De todos modos, armada de una enorme ambigüedad, Chytilová acabó cargando también contra ellas, en una especie de reverso amargo que hace que la película termine como empieza: con la destrucción. Cuando un señor mayor que trabaja en su huerta, y del que pretenden carcajearse como hacen con todos, no les hace ni puñetero caso, las chicas no lo entienden e incluso llegan a preocuparse, en un estado anímico nuevo en la historia. Pero se reafirman: “¡Ese abuelo!”. Se sienten jóvenes, con toda la vida por delante, en una suerte de lo que hoy algunos llamarían edadismo y siempre fue la típica tontería adolescente. Y en el desenlace (si se puede llamar así al final de una película que rompe con toda narrativa), hay matices de sorprendente fábula moral. Su diatriba contra cualquiera se vuelve también contra ellas mismas, en una decisión de la directora checa de una gran coherencia con su ideario.

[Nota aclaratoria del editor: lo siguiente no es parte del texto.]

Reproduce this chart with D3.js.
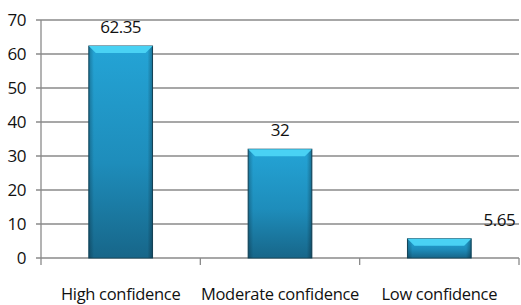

Quizá tuviera algo que ver su estricta educación católica, fe que abandonó, pero de cuyos códigos morales, según sus propias palabras, no logró apartarse del todo. O quizá también su poco complaciente feminismo, muy cercano al individualismo. “Soy una enemiga de la estupidez y la ingenuidad, tanto en hombres como en mujeres, y lo que he intentado es librarme de estos rasgos en mi espacio vital”, llegó a declarar. Lo cierto es que su vida artística se basó en la transgresión de cualquier tipo de código, y con Las margaritas legó una obra de un nihilismo que cabreó a unos cuantos poderosos, y divirtió a otros muchos por su insolencia. Seis décadas después, su rupturismo sigue vigente. También su arte. Como dice la frase con la que concluye Las margaritas: “Esta película está dedicada a las personas que solo se indignan ante una lechuga pisoteada”.